═════ Data excerpt

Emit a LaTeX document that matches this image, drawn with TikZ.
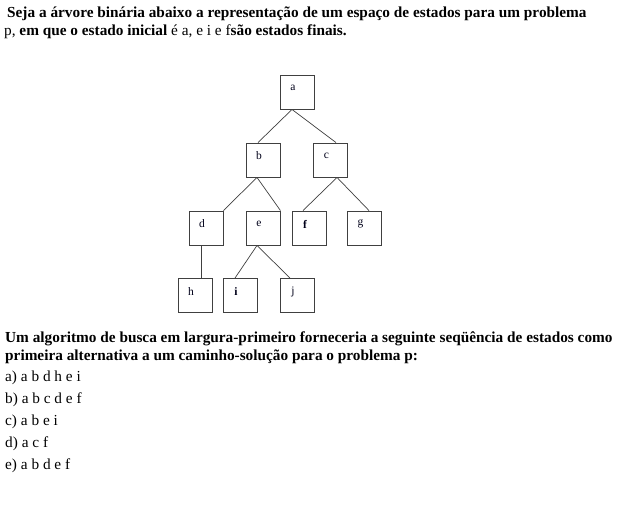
\documentclass[tikz,border=0pt]{standalone}
\usepackage{fontspec}
\setmainfont{Liberation Serif}
\begin{document}
\begin{tikzpicture}[x=1pt,y=-1pt,
  box/.style={draw=black!75,line width=0.9pt,minimum width=34pt,minimum height=34pt,inner sep=0pt},
  lbl/.style={font=\fontsize{11.5}{13}\selectfont,text=black!90!blue},
  edge/.style={draw=black!75,line width=0.7pt},
  txt/.style={anchor=base west,inner sep=0pt,font=\fontsize{15.3}{18}\selectfont}]
\useasboundingbox (0,0) rectangle (632,509);
% title
\node[txt] (t1) at (7,17) {\bfseries Seja a árvore binária abaixo a representação de um espaço de estados para um problema};
\node[txt] (t2) at (4,35) {p, \textbf{em que o estado inicial} é a, e i e f\textbf{são estados finais.}};
% tree
\node[box] (a) at (297,92) {};
\node[box] (b) at (263,160) {};
\node[box] (c) at (330.5,160) {};
\node[box] (d) at (206,228) {};
\node[box] (e) at (263,228) {};
\node[box] (f) at (309,228) {};
\node[box] (g) at (364.5,228) {};
\node[box] (h) at (195,295.5) {};
\node[box] (i) at (240,295.5) {};
\node[box] (j) at (297,295.5) {};
\node[lbl] at ([shift={(-4,-4)}]a.center) {a};
\node[lbl] at ([shift={(-4,-4)}]b.center) {b};
\node[lbl] at ([shift={(-4,-4)}]c.center) {c};
\node[lbl] at ([shift={(-4,-4)}]d.center) {d};
\node[lbl] at ([shift={(-4,-4)}]e.center) {e};
\node[lbl] at ([shift={(-4,-4)}]f.center) {\bfseries f};
\node[lbl] at ([shift={(-4,-4)}]g.center) {g};
\node[lbl] at ([shift={(-4,-4)}]h.center) {h};
\node[lbl] at ([shift={(-4,-4)}]i.center) {\bfseries i};
\node[lbl] at ([shift={(-4,-4)}]j.center) {j};
\draw[edge] ([xshift=-5pt]a.south) -- ([xshift=-5pt]b.north);
\draw[edge] ([xshift=-5pt]a.south) -- ([xshift=5.5pt]c.north);
\draw[edge] ([xshift=-6pt]b.south) -- (d.north east);
\draw[edge] ([xshift=-6pt]b.south) -- (e.north east);
\draw[edge] ([xshift=6.5pt]c.south) -- ([xshift=-6pt]f.north);
\draw[edge] ([xshift=6.5pt]c.south) -- ([xshift=4.5pt]g.north);
\draw[edge] ([xshift=-5pt]d.south) -- ([xshift=6pt]h.north);
\draw[edge] ([xshift=-6pt]e.south) -- ([xshift=-5pt]i.north);
\draw[edge] ([xshift=-6pt]e.south) -- ([xshift=-7pt]j.north);
% question
\node[txt] (q1) at (5,342) {\bfseries Um algoritmo de busca em largura-primeiro forneceria a seguinte seqüência de estados como};
\node[txt] (q2) at (5,360) {\bfseries primeira alternativa a um caminho-solução para o problema p:};
\node[txt] (oa) at (5,381) {a) a b d h e i};
\node[txt] (ob) at (5,403) {b) a b c d e f};
\node[txt] (oc) at (5,425) {c) a b e i};
\node[txt] (od) at (5,447) {d) a c f};
\node[txt] (oe) at (5,469) {e) a b d e f};
\end{tikzpicture}
\end{document}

══════════

→ **Directive**:
Copy every line of the data word for word, omitting the images.

→ **Reply to the exercise**:
Emit a LaTeX document that matches this image, drawn with TikZ.
\documentclass[tikz,border=0pt]{standalone}
\usepackage{fontspec}
\setmainfont{Liberation Serif}
\begin{document}
\begin{tikzpicture}[x=1pt,y=-1pt,
  box/.style={draw=black!75,line width=0.9pt,minimum width=34pt,minimum height=34pt,inner sep=0pt},
  lbl/.style={font=\fontsize{11.5}{13}\selectfont,text=black!90!blue},
  edge/.style={draw=black!75,line width=0.7pt},
  txt/.style={anchor=base west,inner sep=0pt,font=\fontsize{15.3}{18}\selectfont}]
\useasboundingbox (0,0) rectangle (632,509);
% title
\node[txt] (t1) at (7,17) {\bfseries Seja a árvore binária abaixo a representação de um espaço de estados para um problema};
\node[txt] (t2) at (4,35) {p, \textbf{em que o estado inicial} é a, e i e f\textbf{são estados finais.}};
% tree
\node[box] (a) at (297,92) {};
\node[box] (b) at (263,160) {};
\node[box] (c) at (330.5,160) {};
\node[box] (d) at (206,228) {};
\node[box] (e) at (263,228) {};
\node[box] (f) at (309,228) {};
\node[box] (g) at (364.5,228) {};
\node[box] (h) at (195,295.5) {};
\node[box] (i) at (240,295.5) {};
\node[box] (j) at (297,295.5) {};
\node[lbl] at ([shift={(-4,-4)}]a.center) {a};
\node[lbl] at ([shift={(-4,-4)}]b.center) {b};
\node[lbl] at ([shift={(-4,-4)}]c.center) {c};
\node[lbl] at ([shift={(-4,-4)}]d.center) {d};
\node[lbl] at ([shift={(-4,-4)}]e.center) {e};
\node[lbl] at ([shift={(-4,-4)}]f.center) {\bfseries f};
\node[lbl] at ([shift={(-4,-4)}]g.center) {g};
\node[lbl] at ([shift={(-4,-4)}]h.center) {h};
\node[lbl] at ([shift={(-4,-4)}]i.center) {\bfseries i};
\node[lbl] at ([shift={(-4,-4)}]j.center) {j};
\draw[edge] ([xshift=-5pt]a.south) -- ([xshift=-5pt]b.north);
\draw[edge] ([xshift=-5pt]a.south) -- ([xshift=5.5pt]c.north);
\draw[edge] ([xshift=-6pt]b.south) -- (d.north east);
\draw[edge] ([xshift=-6pt]b.south) -- (e.north east);
\draw[edge] ([xshift=6.5pt]c.south) -- ([xshift=-6pt]f.north);
\draw[edge] ([xshift=6.5pt]c.south) -- ([xshift=4.5pt]g.north);
\draw[edge] ([xshift=-5pt]d.south) -- ([xshift=6pt]h.north);
\draw[edge] ([xshift=-6pt]e.south) -- ([xshift=-5pt]i.north);
\draw[edge] ([xshift=-6pt]e.south) -- ([xshift=-7pt]j.north);
% question
\node[txt] (q1) at (5,342) {\bfseries Um algoritmo de busca em largura-primeiro forneceria a seguinte seqüência de estados como};
\node[txt] (q2) at (5,360) {\bfseries primeira alternativa a um caminho-solução para o problema p:};
\node[txt] (oa) at (5,381) {a) a b d h e i};
\node[txt] (ob) at (5,403) {b) a b c d e f};
\node[txt] (oc) at (5,425) {c) a b e i};
\node[txt] (od) at (5,447) {d) a c f};
\node[txt] (oe) at (5,469) {e) a b d e f};
\end{tikzpicture}
\end{document}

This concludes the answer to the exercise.